#### SUPPLIED INFORMATION

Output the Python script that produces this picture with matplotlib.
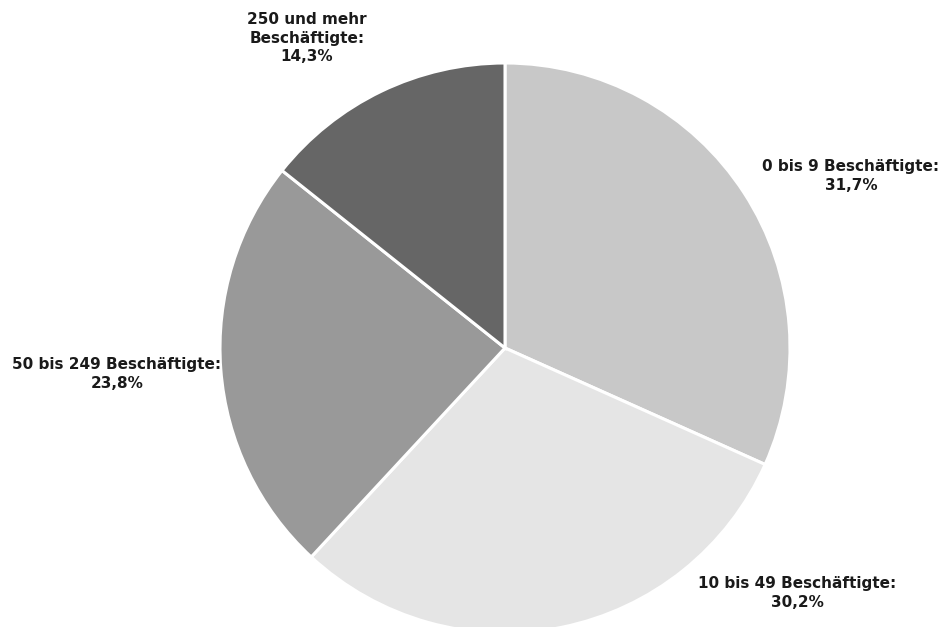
import matplotlib.pyplot as plt

categories = ["0 bis 9 Beschäftigte", "10 bis 49 Beschäftigte",
              "50 bis 249 Beschäftigte", "250 und mehr\nBeschäftigte"]
shares = [31.7, 30.2, 23.8, 14.3]
colors = ["#c8c8c8", "#e5e5e5", "#999999", "#666666"]

# label anchor points in pixel space (x, y from top)
label_pos = [(851, 176), (797, 593), (117, 374), (307, 38)]

W, H = 947, 627
fig = plt.figure(figsize=(W / 100, H / 100), dpi=100)
ax = fig.add_axes([0, 0, 1, 1])

ax.pie(shares, colors=colors, startangle=90, counterclock=False,
       center=(505, H - 348), radius=285, frame=True,
       wedgeprops=dict(edgecolor="white", linewidth=2.2))
ax.set_xlim(0, W)
ax.set_ylim(0, H)
ax.axis("off")

for cat, val, (px, py) in zip(categories, shares, label_pos):
    txt = f"{cat}:\n{val:.1f}%".replace(".", ",")
    ax.text(px, H - py, txt, ha="center", va="center", fontsize=11,
            fontweight="bold", color="#1a1a1a", linespacing=1.3,
            family="DejaVu Sans")

fig.savefig("out.png", dpi=100)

########

- [SET EXERCISE]: Count every line in the data where the string "matplotlib" occurs. Give nothing except the number.

- [THE OUTPUT]: 2